With the money that Stevie Wonder is threatening to throw around, Matz could be nothing more than depth. But with the starting pitching market a murky forest once you get past Trevor Bauer (and with my darkhorse Dan Straily returning to the Lotte Giants for the 2021 season), bringing back Matz becomes a “why the hell not” scenario. At the same time, one still hopes that Sandy will being back another pitcher to supplement Bauer so that Matz will be nothing more than a depth guy and that Seth Lugo can return to the role that suits him best: a creative bullpen role. But if the design is for Lugo to be a starter, then hopefully the Mets could bring somebody else in for depth that’s a little better than Ariel Jurado.
Speaking of Jurado, he was one of the non-tenders announced today as he takes the first train to free agency along with Paul Sewald (whose Mets legacy will be appearing in a sock commercial with Jerry Blevins), Nick Tropeano (who was here for about a month and a half and was notable because he was the cousin of a friend of a friend, and I’m not looking forward to telling said friend that Tropeano is gone without pitching a game for the Mets), and Chasen Shreve, who was a surprise exit seeing that he was one of the two or three best players on the 2020 Mets. But he didn’t have any options left, and I guess that was the tipping point. Robert Gsellman for example, does have options and he was tendered a contract.

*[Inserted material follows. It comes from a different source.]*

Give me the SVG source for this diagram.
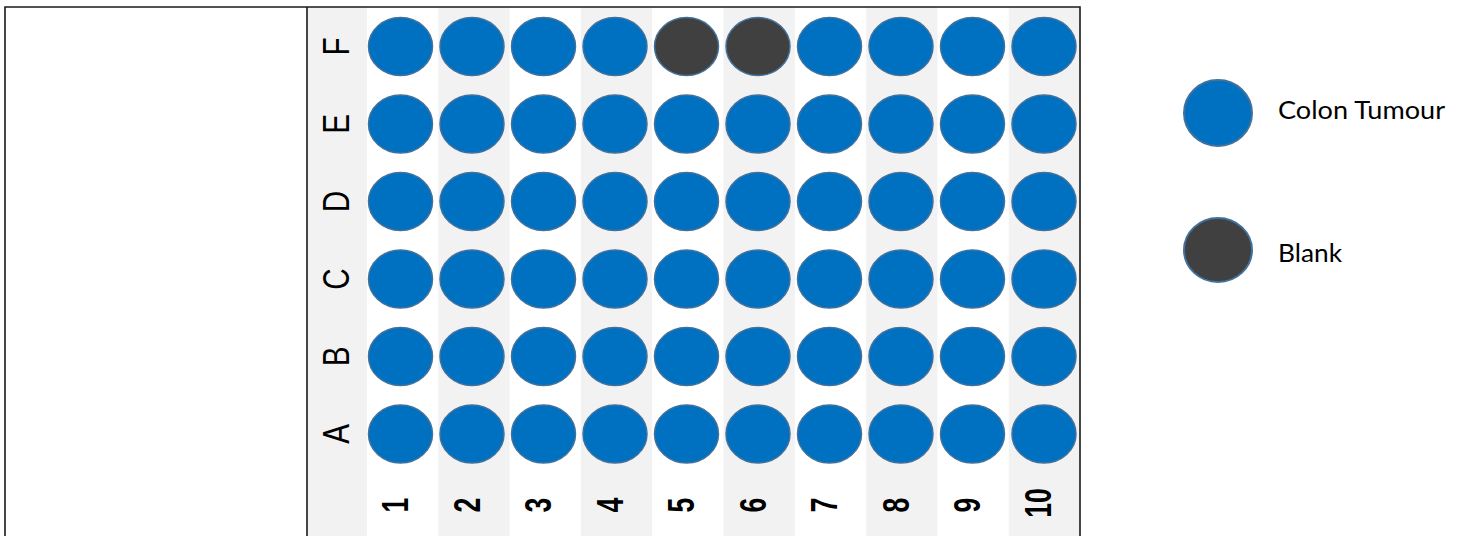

As for Matz, this is most likely it. He either eliminates the noise and harnesses the talents that he has, or he’s finding a new address in 2022 (or 2023 if the players get locked out). It’s that simple. And thankfully, it’s only money.

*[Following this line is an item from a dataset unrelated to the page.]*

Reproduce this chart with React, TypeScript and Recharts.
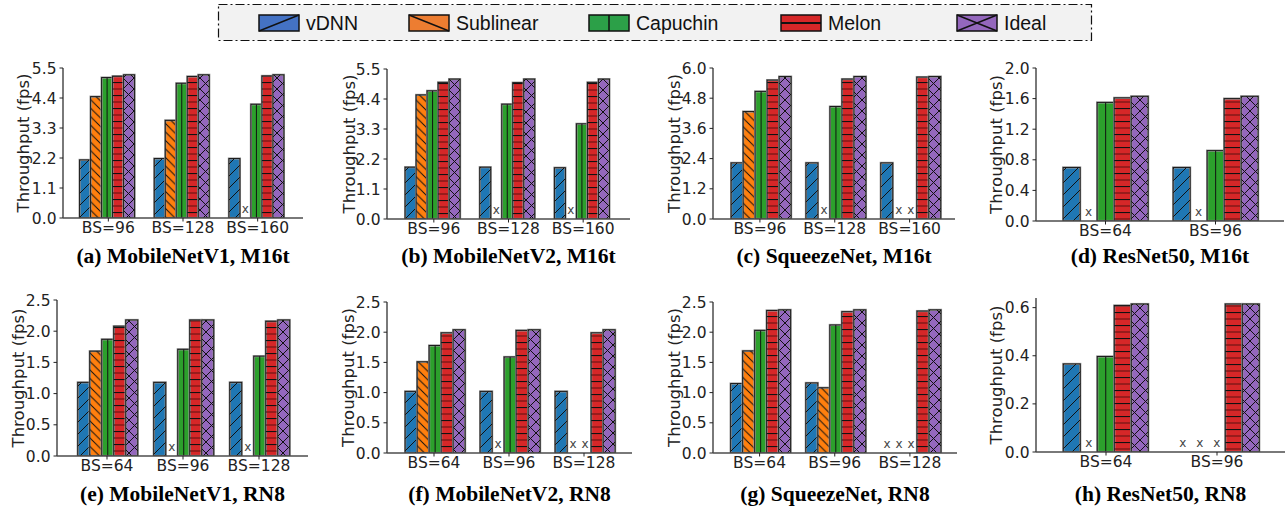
import { BarChart, Bar, XAxis, YAxis, LabelList } from 'recharts';

// series
const SERIES = ['vDNN', 'Sublinear', 'Capuchin', 'Melon', 'Ideal'];
const KEYS = ['vdnn', 'sublinear', 'capuchin', 'melon', 'ideal'];
const BAR_COLORS = ['#1f77b4', '#ff7f0e', '#2ca02c', '#d62728', '#9467bd'];
const LEGEND_COLORS = ['#4472c4', '#ed7d31', '#2ca048', '#d62728', '#9467bd'];

// (a) MobileNetV1, M16t
const catsA = ['BS=96', 'BS=128', 'BS=160'];
const vdnnA = [2.13, 2.18, 2.18];
const sublinearA = [4.45, 3.58, 0];
const capuchinA = [5.15, 4.94, 4.17];
const melonA = [5.2, 5.19, 5.21];
const idealA = [5.25, 5.25, 5.25];
const ticksA = [0, 1.1, 2.2, 3.3, 4.4, 5.5];

// (b) MobileNetV2, M16t
const catsB = ['BS=96', 'BS=128', 'BS=160'];
const vdnnB = [1.9, 1.9, 1.88];
const sublinearB = [4.55, 0, 0];
const capuchinB = [4.7, 4.21, 3.49];
const melonB = [5.01, 5.0, 5.01];
const idealB = [5.13, 5.13, 5.13];
const ticksB = [0, 1.1, 2.2, 3.3, 4.4, 5.5];

// (c) SqueezeNet, M16t
const catsC = ['BS=96', 'BS=128', 'BS=160'];
const vdnnC = [2.23, 2.23, 2.23];
const sublinearC = [4.27, 0, 0];
const capuchinC = [5.07, 4.47, 0];
const melonC = [5.52, 5.56, 5.64];
const idealC = [5.66, 5.66, 5.66];
const ticksC = [0, 1.2, 2.4, 3.6, 4.8, 6.0];

// (d) ResNet50, M16t
const catsD = ['BS=64', 'BS=96'];
const vdnnD = [0.7, 0.7];
const sublinearD = [0, 0];
const capuchinD = [1.55, 0.92];
const melonD = [1.61, 1.6];
const idealD = [1.63, 1.63];
const ticksD = [0, 0.4, 0.8, 1.2, 1.6, 2.0];

// (e) MobileNetV1, RN8
const catsE = ['BS=64', 'BS=96', 'BS=128'];
const vdnnE = [1.18, 1.18, 1.18];
const sublinearE = [1.68, 0, 0];
const capuchinE = [1.87, 1.71, 1.6];
const melonE = [2.08, 2.18, 2.16];
const idealE = [2.18, 2.18, 2.18];
const ticksE = [0, 0.5, 1.0, 1.5, 2.0, 2.5];

// (f) MobileNetV2, RN8
const catsF = ['BS=64', 'BS=96', 'BS=128'];
const vdnnF = [1.02, 1.02, 1.02];
const sublinearF = [1.51, 0, 0];
const capuchinF = [1.78, 1.59, 0];
const melonF = [1.99, 2.03, 1.99];
const idealF = [2.04, 2.04, 2.04];
const ticksF = [0, 0.5, 1.0, 1.5, 2.0, 2.5];

// (g) SqueezeNet, RN8
const catsG = ['BS=64', 'BS=96', 'BS=128'];
const vdnnG = [1.15, 1.16, 0];
const sublinearG = [1.69, 1.08, 0];
const capuchinG = [2.03, 2.12, 0];
const melonG = [2.36, 2.34, 2.35];
const idealG = [2.37, 2.37, 2.37];
const ticksG = [0, 0.5, 1.0, 1.5, 2.0, 2.5];

// (h) ResNet50, RN8
const catsH = ['BS=64', 'BS=96'];
const vdnnH = [0.366, 0];
const sublinearH = [0, 0];
const capuchinH = [0.397, 0];
const melonH = [0.609, 0.615];
const idealH = [0.615, 0.615];
const ticksH = [0, 0.2, 0.4, 0.6];

const FONT = "'DejaVu Sans', sans-serif";
const SPINE = '#4d4d4d';
const INK = '#222';

interface Panel {
  id: string;
  title: string;
  cats: string[];
  series: number[][];
  yMax: number;
  ticks: number[];
  left: number;
  right: number;
  top: number;
  bottom: number;
  labelX: number;
  padL: number;
  padR: number;
}

const PANELS: Panel[] = [
  { id: 'a', title: '(a) MobileNetV1, M16t', cats: catsA, series: [vdnnA, sublinearA, capuchinA, melonA, idealA], yMax: 5.5, ticks: ticksA, left: 63, right: 303, top: 68, bottom: 218, labelX: 23, padL: 8, padR: 8 },
  { id: 'b', title: '(b) MobileNetV2, M16t', cats: catsB, series: [vdnnB, sublinearB, capuchinB, melonB, idealB], yMax: 5.5, ticks: ticksB, left: 387, right: 630, top: 69, bottom: 219, labelX: 349, padL: 9.5, padR: 9.5 },
  { id: 'c', title: '(c) SqueezeNet, M16t', cats: catsC, series: [vdnnC, sublinearC, capuchinC, melonC, idealC], yMax: 6.0, ticks: ticksC, left: 713, right: 955, top: 68, bottom: 219, labelX: 674, padL: 9.5, padR: 8 },
  { id: 'd', title: '(d) ResNet50, M16t', cats: catsD, series: [vdnnD, sublinearD, capuchinD, melonD, idealD], yMax: 2.0, ticks: ticksD, left: 1036, right: 1284, top: 68, bottom: 221, labelX: 996, padL: 14.5, padR: 13.5 },
  { id: 'e', title: '(e) MobileNetV1, RN8', cats: catsE, series: [vdnnE, sublinearE, capuchinE, melonE, idealE], yMax: 2.5, ticks: ticksE, left: 57, right: 308, top: 300, bottom: 456, labelX: 18, padL: 12, padR: 11 },
  { id: 'f', title: '(f) MobileNetV2, RN8', cats: catsF, series: [vdnnF, sublinearF, capuchinF, melonF, idealF], yMax: 2.5, ticks: ticksF, left: 387, right: 632, top: 302, bottom: 453, labelX: 348, padL: 9.5, padR: 10.5 },
  { id: 'g', title: '(g) SqueezeNet, RN8', cats: catsG, series: [vdnnG, sublinearG, capuchinG, melonG, idealG], yMax: 2.5, ticks: ticksG, left: 713, right: 957, top: 302, bottom: 453, labelX: 674, padL: 9, padR: 9.5 },
  { id: 'h', title: '(h) ResNet50, RN8', cats: catsH, series: [vdnnH, sublinearH, capuchinH, melonH, idealH], yMax: 0.64, ticks: ticksH, left: 1036, right: 1285, top: 298, bottom: 452, labelX: 996, padL: 14.5, padR: 12.5 },
];

function HatchBar(props: any) {
  const { x, y, width, height, fill, kind, pid } = props;
  if (!height || height <= 0 || !width) return null;
  return (
    <g>
      <rect x={x} y={y} width={width} height={height} fill={fill} stroke="#9a9a9a" strokeWidth={2.2} />
      {kind === 'capuchin' ? (
        <line x1={x + width / 2} x2={x + width / 2} y1={y} y2={y + height} stroke="#111" strokeWidth={1} />
      ) : (
        <rect x={x} y={y} width={width} height={height} fill={`url(#${pid}-${kind})`} />
      )}
      <rect x={x} y={y} width={width} height={height} fill="none" stroke="#1a1a1a" strokeWidth={1} />
    </g>
  );
}

const renderMissing = (props: any) => {
  const vb = props.viewBox ?? props;
  const x = props.x ?? vb.x;
  const y = props.y ?? vb.y;
  const width = props.width ?? vb.width;
  if (props.value !== 0) return null;
  return (
    <text x={x + width / 2} y={y - 5} textAnchor="middle" fontSize={12} fill="#444" fontFamily={FONT}>
      x
    </text>
  );
};

function PanelChart({ p }: { p: Panel }) {
  const data = p.cats.map((bs, i) => {
    const row: Record<string, number | string> = { bs };
    KEYS.forEach((k, s) => {
      row[k] = p.series[s][i];
    });
    return row;
  });
  const chartLeft = p.labelX - 10;
  const topM = 12;
  const xAxisH = 30;
  const width = p.right - chartLeft + 2;
  const height = p.bottom - p.top + topM + xAxisH;
  const spine = { stroke: SPINE, strokeWidth: 1.5 };

  return (
    <div style={{ position: 'absolute', left: chartLeft, top: p.top - topM }}>
      <BarChart
        width={width}
        height={height}
        data={data}
        margin={{ top: topM, right: 2, left: 0, bottom: 0 }}
        barGap={0}
        barCategoryGap="11.5%"
      >
        <defs>
          <pattern id={`${p.id}-vdnn`} patternUnits="userSpaceOnUse" width={12} height={12}>
            <path d="M0,12 L12,0 M-3,3 L3,-3 M9,15 L15,9" stroke="#111" strokeWidth={1} />
          </pattern>
          <pattern id={`${p.id}-sublinear`} patternUnits="userSpaceOnUse" width={8.5} height={8.5}>
            <path d="M0,0 L8.5,8.5 M-2,6.5 L2,10.5 M6.5,-2 L10.5,2" stroke="#111" strokeWidth={1} />
          </pattern>
          <pattern id={`${p.id}-melon`} patternUnits="userSpaceOnUse" width={13} height={13}>
            <line x1={0} x2={13} y1={0.5} y2={0.5} stroke="#111" strokeWidth={1.2} />
            <line x1={0} x2={13} y1={7} y2={7} stroke="#6e1414" strokeWidth={1.2} />
          </pattern>
          <pattern id={`${p.id}-ideal`} patternUnits="userSpaceOnUse" width={11} height={11}>
            <path d="M0,0 L11,11 M0,11 L11,0" stroke="#111" strokeWidth={1} />
          </pattern>
        </defs>
        <XAxis
          dataKey="bs"
          interval={0}
          padding={{ left: p.padL, right: p.padR }}
          height={xAxisH}
          tickSize={3.5}
          tickMargin={0.5}
          tick={{ fontSize: 15.5, fill: INK, fontFamily: FONT }}
          tickLine={{ stroke: INK }}
          axisLine={spine}
        />
        <XAxis xAxisId="top" orientation="top" dataKey="bs" height={0} tick={false} tickLine={false} axisLine={spine} />
        <YAxis
          domain={[0, p.yMax]}
          ticks={p.ticks}
          interval={0}
          allowDataOverflow
          width={p.left - chartLeft}
          tickSize={3.5}
          tickMargin={3}
          tickFormatter={(v: number) => v.toFixed(1)}
          tick={{ fontSize: 15.5, fill: INK, fontFamily: FONT }}
          tickLine={{ stroke: INK }}
          axisLine={spine}
          label={{
            value: 'Throughput (fps)',
            angle: -90,
            position: 'insideLeft',
            offset: 10,
            style: { textAnchor: 'middle', fontSize: 16.5, fill: INK, fontFamily: FONT },
          }}
        />
        <YAxis yAxisId="right" orientation="right" width={0} tick={false} tickLine={false} axisLine={spine} />
        {KEYS.map((k, s) => (
          <Bar
            key={k}
            dataKey={k}
            name={SERIES[s]}
            fill={BAR_COLORS[s]}
            isAnimationActive={false}
            shape={(bp: any) => <HatchBar {...bp} kind={k} pid={p.id} />}
          >
            <LabelList dataKey={k} content={renderMissing} />
          </Bar>
        ))}
      </BarChart>
    </div>
  );
}

function LegendSwatch({ x, y, i }: { x: number; y: number; i: number }) {
  const w = 40;
  const h = 16;
  const line = { stroke: '#111', strokeWidth: 1.5 };
  return (
    <g>
      <rect x={x} y={y} width={w} height={h} fill={LEGEND_COLORS[i]} />
      {i === 0 && <line x1={x} y1={y + h} x2={x + w} y2={y} {...line} />}
      {i === 1 && <line x1={x} y1={y} x2={x + w} y2={y + h} {...line} />}
      {i === 2 && <line x1={x + w / 2} y1={y} x2={x + w / 2} y2={y + h} {...line} />}
      {i === 3 && <line x1={x} y1={y + h / 2} x2={x + w} y2={y + h / 2} stroke="#111" strokeWidth={2} />}
      {i === 4 && (
        <path d={`M${x},${y} L${x + w},${y + h} M${x},${y + h} L${x + w},${y}`} {...line} />
      )}
      <rect x={x} y={y} width={w} height={h} fill="none" stroke="#111" strokeWidth={1.5} />
    </g>
  );
}

function TopLegend() {
  const swatchX = [259, 409, 589, 781, 957];
  return (
    <svg width={1286} height={46} style={{ position: 'absolute', left: 0, top: 0 }}>
      <rect x={218.5} y={4.5} width={873} height={36} fill="#f2f2f2" stroke="#111" strokeWidth={1.2} strokeDasharray="9,3,2,3" />
      {SERIES.map((name, i) => (
        <g key={name}>
          <LegendSwatch x={swatchX[i]} y={15} i={i} />
          <text x={swatchX[i] + 47} y={23} dominantBaseline="central" fontSize={19.5} fill="#111" fontFamily="'Liberation Sans', Arial, sans-serif">
            {name}
          </text>
        </g>
      ))}
    </svg>
  );
}

export default function App() {
  return (
    <div style={{ position: 'absolute', left: 0, top: 0, width: 1286, height: 510, background: '#fff', overflow: 'hidden' }}>
      <TopLegend />
      {PANELS.map((p) => (
        <PanelChart key={p.id} p={p} />
      ))}
      {PANELS.map((p) => (
        <div
          key={`t-${p.id}`}
          style={{
            position: 'absolute',
            left: p.left - 40,
            width: p.right - p.left + 80,
            top: (p.top < 200 ? 256 : 494) - 12,
            height: 24,
            lineHeight: '24px',
            textAlign: 'center',
            fontFamily: "'Liberation Serif', 'Times New Roman', serif",
            fontWeight: 'bold',
            fontSize: 21.5,
            color: '#000',
            whiteSpace: 'nowrap',
          }}
        >
          {p.title}
        </div>
      ))}
    </div>
  );
}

Today’s Offseason Hate List
Because I couldn’t resist:
This might be the worst take of all time pic.twitter.com/eAZEK75rPg
— Baseball Quotes (@BaseballQuotes1) December 2, 2020
What Andrew probably meant to say is that general managers and heads of baseball operations don’t put teams together in hopes of winning the World Series that year, but rather put a good process together to win consistantly and to put them in a position for sustained success, over which time the championships will come. But of course, he comes off sounding like a complete buffoon, and deservedly so. I mean between his terrible take that men should shut up and not tweet their congratulations for the hiring of Kim Ng, his God awful take that it was necessary journalism to ask Walker Buehler about his tight pants trending on Twitter immediately after losing Game 1 of the NLDS, and his insistance that Noah Syndergaard was going to be traded during the Winter Meetings when every other writer national and local was tweeting otherwise, and you have a reporter that has rightly lost the benefit of the doubt on what he said vs. what he might have meant to say.